Company gets $35 million in venture funding to tidy up the sky.


Space junk is annoying now—small objects have already popped holes in the International Space Station—but it will become an increasingly serious problem as we enter the era of cheap, frequent commercial launches. (Pretty solid work in April, by the way, SpaceX and Blue Origin. Kudos.)
Just in the last month, debris was spotted flaming over the Sri Lankan coast and a rogue object was briefly blamed for knocking out Japan's new research satellite (unfairly, as it turned out).

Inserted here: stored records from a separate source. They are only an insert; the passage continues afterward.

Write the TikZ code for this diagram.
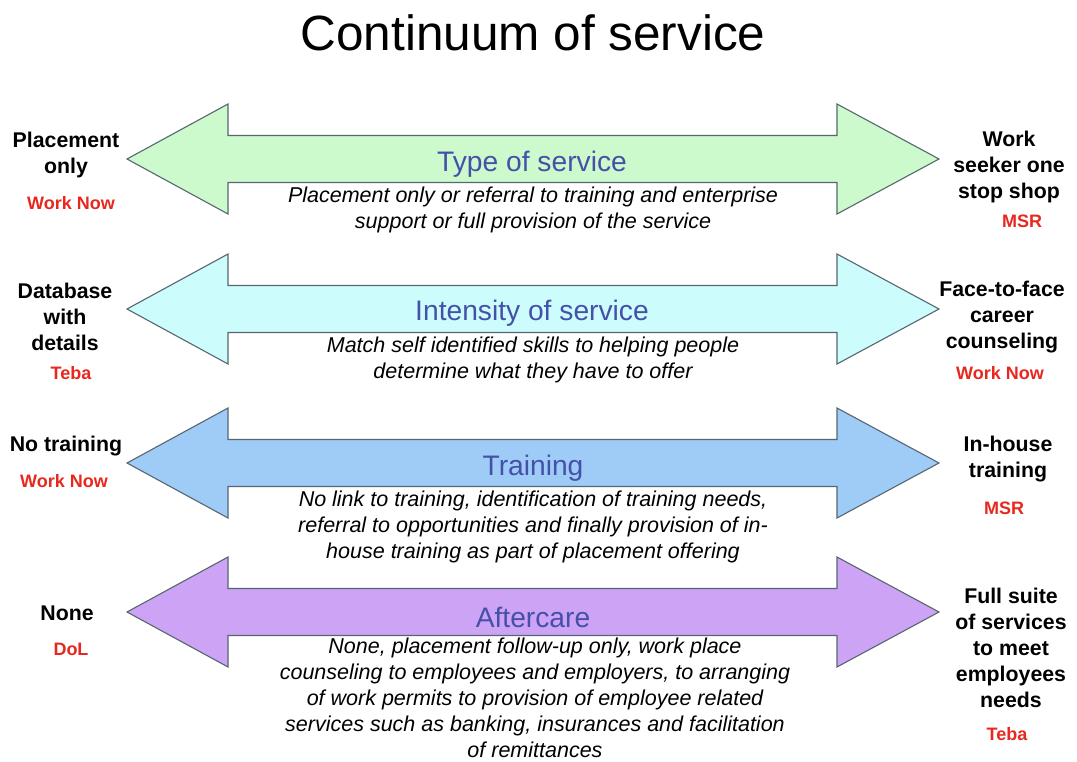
\documentclass[tikz,border=0pt]{standalone}
\usepackage{fontspec}
\setmainfont{Liberation Sans}
\definecolor{arrline}{HTML}{566770}
\definecolor{fgreen}{HTML}{CCFACC}
\definecolor{fcyan}{HTML}{CCFCFC}
\definecolor{fblue}{HTML}{9FCBF7}
\definecolor{fpurple}{HTML}{CDA3F5}
\definecolor{headblue}{HTML}{4550A8}
\definecolor{labred}{HTML}{E8281E}
\tikzset{
  bigarrow/.style={draw=arrline, line width=1.1pt, line join=miter},
  heading/.style={text=headblue, font=\fontsize{28.2}{33}\selectfont, inner sep=0pt},
  desc/.style={align=center, font=\fontsize{21.5}{26}\selectfont\itshape, inner sep=0pt},
  lab/.style={align=center, font=\fontsize{21.3}{26}\selectfont\bfseries, inner sep=0pt},
  redlab/.style={text=labred, font=\fontsize{18}{22}\selectfont\bfseries, inner sep=0pt},
}
\newcommand{\dblarrow}[2]{%
  \path[bigarrow, fill=#2] (127,#1) -- (228,#1-55) -- (228,#1-23.5) -- (837,#1-23.5)
    -- (837,#1-55) -- (939,#1) -- (837,#1+55) -- (837,#1+23.5) -- (228,#1+23.5)
    -- (228,#1+55) -- cycle;}
\begin{document}
\begin{tikzpicture}[x=1pt,y=-1pt]
\useasboundingbox (0,0) rectangle (1077,762);
\fill[white] (0,0) rectangle (1077,762);
\node[font=\fontsize{49.5}{56}\selectfont, inner sep=0pt] (title) at (533,33) {Continuum of service};

\dblarrow{159}{fgreen}
\dblarrow{309}{fcyan}
\dblarrow{463}{fblue}
\dblarrow{612}{fpurple}

\node[heading] (h1) at (532,164) {Type of service};
\node[heading] (h2) at (532,313) {Intensity of service};
\node[heading] (h3) at (533,468) {Training};
\node[heading] (h4) at (533,617) {Aftercare};

\node[desc] (d1) at (533,210) {Placement only or referral to training and enterprise\\support or full provision of the service};
\node[desc] (d2) at (533,360) {Match self identified skills to helping people\\determine what they have to offer};
\node[desc] (d3) at (533,526.5) {No link to training, identification of training needs,\\referral to opportunities and finally provision of in-\\house training as part of placement offering};
\node[desc] (d4) at (535,697.5) {None, placement follow-up only, work place\\counseling to employees and employers, to arranging\\of work permits to provision of employee related\\services such as banking, insurances and facilitation\\of remittances};

\node[lab] (l1) at (66,154.5) {Placement\\only};
\node[redlab] (r1) at (71,203) {Work Now};
\node[lab] (l2) at (65,317) {Database\\with\\details};
\node[redlab] (r2) at (71,373) {Teba};
\node[lab] (l3) at (66,446) {No training};
\node[redlab] (r3) at (64,481) {Work Now};
\node[lab] (l4) at (67,613) {None};
\node[redlab] (r4) at (71,649) {DoL};

\node[lab] (rl1) at (1009,167) {Work\\seeker one\\stop shop};
\node[redlab] (rr1) at (1022,221) {MSR};
\node[lab] (rl2) at (1002,317) {Face-to-face\\career\\counseling};
\node[redlab] (rr2) at (1000,373) {Work Now};
\node[lab] (rl3) at (1008,459) {In-house\\training};
\node[redlab] (rr3) at (1004,508) {MSR};
\node[lab] (rl4) at (1011,648) {Full suite\\of services\\to meet\\employees\\needs};
\node[redlab] (rr4) at (1007,734) {Teba};
\end{tikzpicture}
\end{document}
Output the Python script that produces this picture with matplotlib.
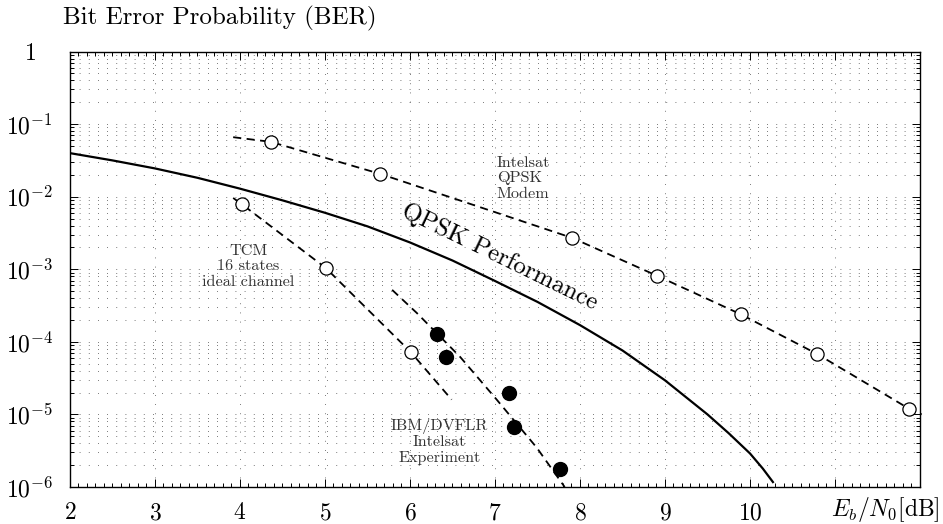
import matplotlib
matplotlib.use('Agg')
import matplotlib.pyplot as plt
from matplotlib.ticker import MultipleLocator, LogLocator, NullFormatter

plt.rcParams['font.family'] = 'cmr10'
plt.rcParams['mathtext.fontset'] = 'cm'
plt.rcParams['axes.formatter.use_mathtext'] = True
plt.rcParams['axes.unicode_minus'] = False

# QPSK performance curve
qpsk_x = [2.0, 2.5, 3.0, 3.5, 4.0, 4.5, 5.0, 5.5, 6.0, 6.5, 7.0, 7.5, 8.0, 8.5,
          9.0, 9.5, 9.75, 10.0, 10.15, 10.27]
qpsk_ber = [0.0398, 0.0316, 0.0245, 0.0182, 0.0129, 0.0089, 0.0060, 0.0039, 0.00234,
            0.00132, 6.9e-4, 3.55e-4, 1.7e-4, 7.6e-5, 2.95e-5, 1.0e-5, 5.5e-6, 2.9e-6,
            1.8e-6, 1.17e-6]

# Intelsat QPSK modem: measured points and dashed curve
modem_x = [4.36, 5.65, 7.91, 8.91, 9.89, 10.79, 11.87]
modem_ber = [0.057, 0.0206, 2.7e-3, 8.1e-4, 2.4e-4, 6.8e-5, 1.2e-5]
modem_curve_x = [3.92, 4.36, 5.65, 7.91, 8.91, 9.89, 10.79, 11.87, 12.02]
modem_curve_ber = [0.066, 0.057, 0.0206, 2.7e-3, 8.1e-4, 2.4e-4, 6.8e-5, 1.2e-5, 1.0e-5]

# TCM 16 states, ideal channel
tcm_x = [4.02, 5.01, 6.01]
tcm_ber = [7.9e-3, 1.04e-3, 7.2e-5]
tcm_curve_x = [3.92, 4.02, 5.01, 6.01, 6.49]
tcm_curve_ber = [9.6e-3, 7.9e-3, 1.04e-3, 7.2e-5, 1.6e-5]

# IBM/DVFLR Intelsat experiment
ibm_x = [6.32, 6.42, 7.16, 7.22, 7.76]
ibm_ber = [1.28e-4, 6.1e-5, 2.0e-5, 6.8e-6, 1.76e-6]
ibm_curve_x = [5.79, 6.08, 6.59, 7.02, 7.49, 7.82]
ibm_curve_ber = [5.2e-4, 2.5e-4, 6.2e-5, 1.6e-5, 3.5e-6, 1.0e-6]

xticks = [2, 3, 4, 5, 6, 7, 8, 9, 10, 11, 12]
xtick_labels = ['$2$', '$3$', '$4$', '$5$', '$6$', '$7$', '$8$', '$9$', '$10$', '', '']
yticks = [1, 1e-1, 1e-2, 1e-3, 1e-4, 1e-5, 1e-6]
ytick_labels = ['$1$', '$10^{-1}$', '$10^{-2}$', '$10^{-3}$', '$10^{-4}$', '$10^{-5}$', '$10^{-6}$']

fig = plt.figure(figsize=(9.43, 5.24), dpi=100)
ax = fig.add_axes([0.0742, 0.0706, 0.9014, 0.8311])
ax.set_yscale('log')
ax.set_xlim(2, 12)
ax.set_ylim(1e-6, 1)

dots = (0, (1, 10))
ax.grid(True, axis='y', which='both', ls=dots, lw=0.6, color='0.3')
ax.grid(True, axis='x', which='major', ls=dots, lw=0.6, color='0.3')

dash = (0, (4.5, 3))
ax.plot(qpsk_x, qpsk_ber, color='black', lw=1.6)
ax.plot(modem_curve_x, modem_curve_ber, color='black', lw=1.3, ls=dash, clip_on=False)
ax.plot(tcm_curve_x, tcm_curve_ber, color='black', lw=1.3, ls=dash)
ax.plot(ibm_curve_x, ibm_curve_ber, color='black', lw=1.3, ls=dash)
ax.plot(modem_x, modem_ber, 'o', ms=9.5, mfc='white', mec='black', mew=0.9, clip_on=False)
ax.plot(tcm_x, tcm_ber, 'o', ms=9.5, mfc='white', mec='black', mew=0.9)
ax.plot(ibm_x, ibm_ber, 'o', ms=10, mfc='black', mec='black')

ax.set_xticks(xticks, labels=xtick_labels)
ax.xaxis.set_minor_locator(MultipleLocator(0.1))
ax.set_yticks(yticks, labels=ytick_labels)
ax.yaxis.set_minor_locator(LogLocator(base=10, subs=range(2, 10), numticks=20))
ax.yaxis.set_minor_formatter(NullFormatter())
ax.tick_params(which='both', direction='in', top=True, right=True, width=0.7)
ax.tick_params(which='major', length=6)
ax.tick_params(which='minor', length=3)
ax.tick_params(axis='x', labelsize=17, pad=11)
ax.tick_params(axis='y', labelsize=17, pad=29)
for lbl in ax.get_yticklabels():
    lbl.set_horizontalalignment('center')
for s in ax.spines.values():
    s.set_linewidth(1.0)

ax.text(7.05, 1.48e-3, 'QPSK Performance', fontsize=18, rotation=-26,
        ha='center', va='center')
ax.text(7.02, 1.79e-2, 'Intelsat\nQPSK\nModem', fontsize=11.7, color='0.2',
        ha='left', va='center', linespacing=1.15)
ax.text(4.10, 1.09e-3, 'TCM\n16 states\nideal channel', fontsize=11.7, color='0.2',
        ha='center', va='center', linespacing=1.15)
ax.text(6.35, 4.2e-6, 'IBM/DVFLR\nIntelsat\nExperiment', fontsize=11.7, color='0.2',
        ha='center', va='center', linespacing=1.15)

fig.text(63 / 943, 1 - 18 / 524, 'Bit Error Probability (BER)', fontsize=18, va='center')
fig.text(940 / 943, 1 - 509 / 524, r'$E_b/N_0[\mathrm{dB}]$', fontsize=17,
         ha='right', va='center')

fig.savefig('out.png', dpi=100)
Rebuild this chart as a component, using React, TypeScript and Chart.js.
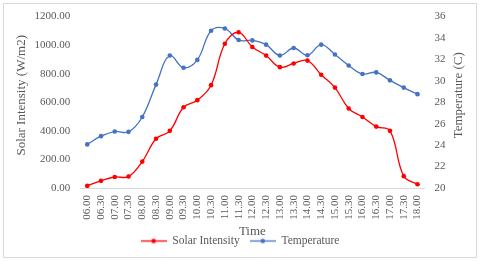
import React, { useEffect, useRef } from "react";
import { Chart, registerables } from "chart.js";
Chart.register(...registerables);

const times = [
  "06.00", "06.30", "07.00", "07.30", "08.00", "08.30", "09.00", "09.30",
  "10.00", "10.30", "11.00", "11.30", "12.00", "12.30", "13.00", "13.30",
  "14.00", "14.30", "15.00", "15.30", "16.00", "16.30", "17.00", "17.30", "18.00",
];
const solarIntensity = [
  15, 50, 77, 80, 185, 345, 400, 565, 615, 720, 1010, 1090, 987, 927, 846, 872,
  892, 793, 703, 557, 497, 430, 400, 83, 26,
];
const temperature = [
  24.07, 24.84, 25.27, 25.24, 26.63, 29.65, 32.37, 31.22, 31.96, 34.68, 34.89,
  33.81, 33.78, 33.38, 32.37, 33.07, 32.39, 33.38, 32.46, 31.44, 30.64, 30.79,
  30.05, 29.37, 28.76,
];
const solarAxis = { min: 0, max: 1200, step: 200 };
const tempAxis = { min: 20, max: 36, step: 2 };
const leftTitle = "Solar Intensity (W/m2)";
const rightTitle = "Temperature (C)";
const xTitle = "Time";

const FONT = "'Liberation Serif', 'Times New Roman', serif";
const GREY = "#595959";
const RED = "#FF0000";
const BLUE = "#4472C4";

function legendIcon(color: string) {
  const c = document.createElement("canvas");
  c.width = 26;
  c.height = 7;
  const g = c.getContext("2d")!;
  g.strokeStyle = color;
  g.lineWidth = 1.3;
  g.beginPath();
  g.moveTo(0, 3.5);
  g.lineTo(26, 3.5);
  g.stroke();
  g.fillStyle = color;
  g.beginPath();
  g.arc(13, 3.5, 2.3, 0, Math.PI * 2);
  g.fill();
  return c;
}

const titlePlugin = {
  id: "sideTitles",
  afterDraw(chart: any) {
    const ctx = chart.ctx;
    const area = chart.chartArea;
    const cy = (area.top + area.bottom) / 2 - 7;
    ctx.save();
    ctx.fillStyle = GREY;
    ctx.font = `13px ${FONT}`;
    ctx.textAlign = "center";
    ctx.textBaseline = "middle";
    const ys = chart.scales.y;
    const yr = chart.scales.y1;
    ctx.save();
    ctx.translate(ys.left + 4 + 7.8, cy);
    ctx.rotate(-Math.PI / 2);
    ctx.fillText(leftTitle, 0, 0);
    ctx.restore();
    ctx.save();
    ctx.translate(yr.right - 4 - 7.8, cy);
    ctx.rotate(-Math.PI / 2);
    ctx.fillText(rightTitle, 0, 0);
    ctx.restore();
    ctx.restore();
  },
};

export default function App() {
  const ref = useRef<HTMLCanvasElement>(null);
  useEffect(() => {
    const icons = [legendIcon(RED), legendIcon(BLUE)];
    const chart = new Chart(ref.current!, {
      type: "line",
      data: {
        labels: times,
        datasets: [
          {
            label: "Solar Intensity",
            data: solarIntensity,
            borderColor: RED,
            backgroundColor: RED,
            borderWidth: 1.3,
            pointRadius: 2.3,
            pointBorderWidth: 0,
            tension: 0.4,
            yAxisID: "y",
          },
          {
            label: "Temperature",
            data: temperature,
            borderColor: BLUE,
            backgroundColor: BLUE,
            borderWidth: 1.3,
            pointRadius: 2.3,
            pointBorderWidth: 0,
            tension: 0.4,
            yAxisID: "y1",
          },
        ],
      },
      options: {
        animation: false,
        responsive: false,
        maintainAspectRatio: false,
        layout: { padding: { left: 10, right: 10, top: 6.4, bottom: 4.25 } },
        plugins: {
          tooltip: { enabled: false },
          legend: {
            position: "bottom",
            labels: {
              usePointStyle: true,
              pointStyleWidth: 26,
              boxHeight: 7,
              padding: 10,
              color: GREY,
              font: { family: FONT, size: 11.5 },
              generateLabels: (chart: any) => {
                const items = Chart.defaults.plugins.legend.labels.generateLabels(chart);
                items.forEach((it: any, i: number) => {
                  it.pointStyle = icons[i];
                });
                return items;
              },
            },
          },
        },
        scales: {
          x: {
            offset: true,
            grid: { display: false, drawTicks: false },
            border: { display: true, color: "#D9D9D9" },
            ticks: {
              minRotation: 90,
              maxRotation: 90,
              autoSkip: false,
              padding: 7,
              color: GREY,
              font: { family: FONT, size: 11 },
            },
            title: {
              display: true,
              text: xTitle,
              color: GREY,
              font: { family: FONT, size: 13 },
              padding: { top: -2.55, bottom: -14.55 },
            },
          },
          y: {
            position: "left",
            min: solarAxis.min,
            max: solarAxis.max,
            grid: { display: false, drawTicks: false },
            border: { display: false },
            ticks: {
              stepSize: solarAxis.step,
              padding: 10,
              color: GREY,
              font: { family: FONT, size: 11 },
              callback: (v: any) => Number(v).toFixed(2),
            },
            title: {
              display: true,
              text: leftTitle,
              color: "rgba(0,0,0,0)",
              font: { family: FONT, size: 13 },
              padding: { top: 4, bottom: -5 },
            },
          },
          y1: {
            position: "right",
            min: tempAxis.min,
            max: tempAxis.max,
            grid: { display: false, drawTicks: false },
            border: { display: false },
            ticks: {
              stepSize: tempAxis.step,
              padding: 10,
              color: GREY,
              font: { family: FONT, size: 11 },
            },
            title: {
              display: true,
              text: rightTitle,
              color: "rgba(0,0,0,0)",
              font: { family: FONT, size: 13 },
              padding: { top: 4, bottom: -5 },
            },
          },
        },
      },
      plugins: [titlePlugin],
    });
    return () => chart.destroy();
  }, []);
  return (
    <div style={{ position: "absolute", left: 0, top: 0, width: 480, height: 261, background: "#fff" }}>
      <div
        style={{
          position: "absolute",
          left: 3,
          top: 3,
          width: 472,
          height: 253,
          border: "1px solid #D9D9D9",
          boxSizing: "content-box",
        }}
      />
      <canvas ref={ref} width={480} height={261} style={{ position: "absolute", left: 0, top: 0 }} />
    </div>
  );
}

Enter Astroscale, the Singaporean company that just received $35 million in funding to work on clearing out some of the estimated 150 million pieces of junk floating around the ol' blue marble—especially antique microsatellites, which have a relatively short two- to five-year lifespan and will soon be deployed by the dozens and hundreds for all kinds of reasons, including mapping and communications.
Here's the plan:
Step 1: Find the junk. Astroscale will do this using a Japanese microsat called OSG IDEA 1 launched on a Russian rocket, designed to map objects less on a millimeter across—including stuff that's not visible to ground-based systems.
Step 2: Send up sticky space roombas to roam around cleaning up the junk, especially those discarded microsats. ADRAS 1 spacecraft will be covered in adhesive which will grab debris and then pull the stuff that's in low-earth orbit down to be incinerated on re-entry. Junk that's higher up will be nudged away from high traffic areas.
Step 3: Profit.
Last month, Astroscale received a big second infusion of cash, primarily from a Japanese government-based public-private partnership, but also from the private venture firm JAFCO. The first round of funding was $7.7 million in venture money a little over a year ago. The company is aiming to launch the ADRAS in 2018.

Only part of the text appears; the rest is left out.